Every HVR job will spawn a process – i.e. one for every capture, one for every integrate. CPU utilization for each of these processes on the hub is generally very low unless some heavy transformations are processed on the hub (i.e. depending on the channel design). In addition refresh or compare may spawn multiple processes when running, and when performing a row-by-row refresh/compare a lot of CPU can be used.
memory consumption is generally a little higher on the hub than on the source but still fairly modest. Some customers run dozens of channels on a dedicated hub with a fairly modest configuration. Row-by-row refresh and compare may use a lot of memory but are not run on an ongoing basis.
storage utilization on the hub can be high. If capture is running but integrate is not into at least one destination then HVR will accumulate transaction files on the hub.
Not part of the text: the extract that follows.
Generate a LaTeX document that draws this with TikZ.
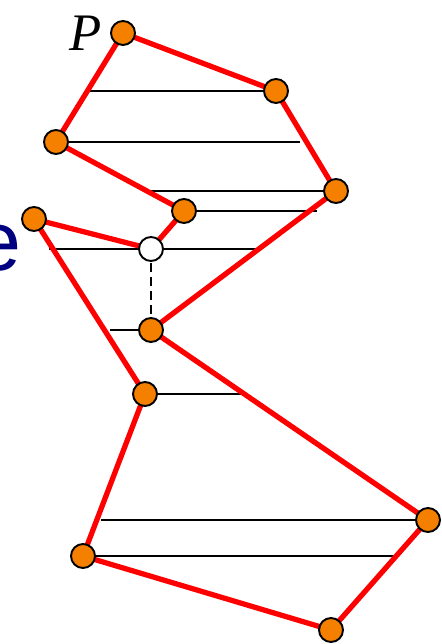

These files are compressed but depending on the activity on the source database and the amount of time it takes until the destination starts processing transactions a lot of storage space may be used. Start with at least 10 GB but possibly more if the hub manages multiple channels and network connectivity is unreliable. Large row-by-row refresh or compare can also use a lot of storage space.
if HVR is running CDC and keeping up with the transaction log generation on a busy system processing many small transactions then transaction files will be created at a rapid pace. Make sure that the file system can handle frequent IOs. Typically a storage system cache or file system cache or SSD (or a combination of these) can take care of this.
on the target, HVR typically does not use a lot of CPU resources, but the database session it initiates does (also depends a little on what if any transformations are run as part of the channel definition). A single Integrate process will have a single database process that can easily use a full CPU core. Multiple channels into the same target will each add one process (unless specifically configured to split into more than one Integrate process). Compare/refresh will be able to use more cores depending on the parallelism in HVR and associated database processes may use more than one core each depending on any parallelism settings at the database level.
memory consumption for HVR on the target is very modest unless large transactions have to be processed. Typically a lot less than 1 GB per integrate is used. Row-by-row refresh and compare can use GB's of memory but are not run on an ongoing basis.
HVR_CONFIG on the target may be storing temporary files for row-by-row compare or refresh, and if tables are large a significant amount of space may be required. Start with 5 GB.
IO performance for HVR on the target is generally not critical.
If a system combines the role of source and/or hub and/or target then please add resource consumption across these.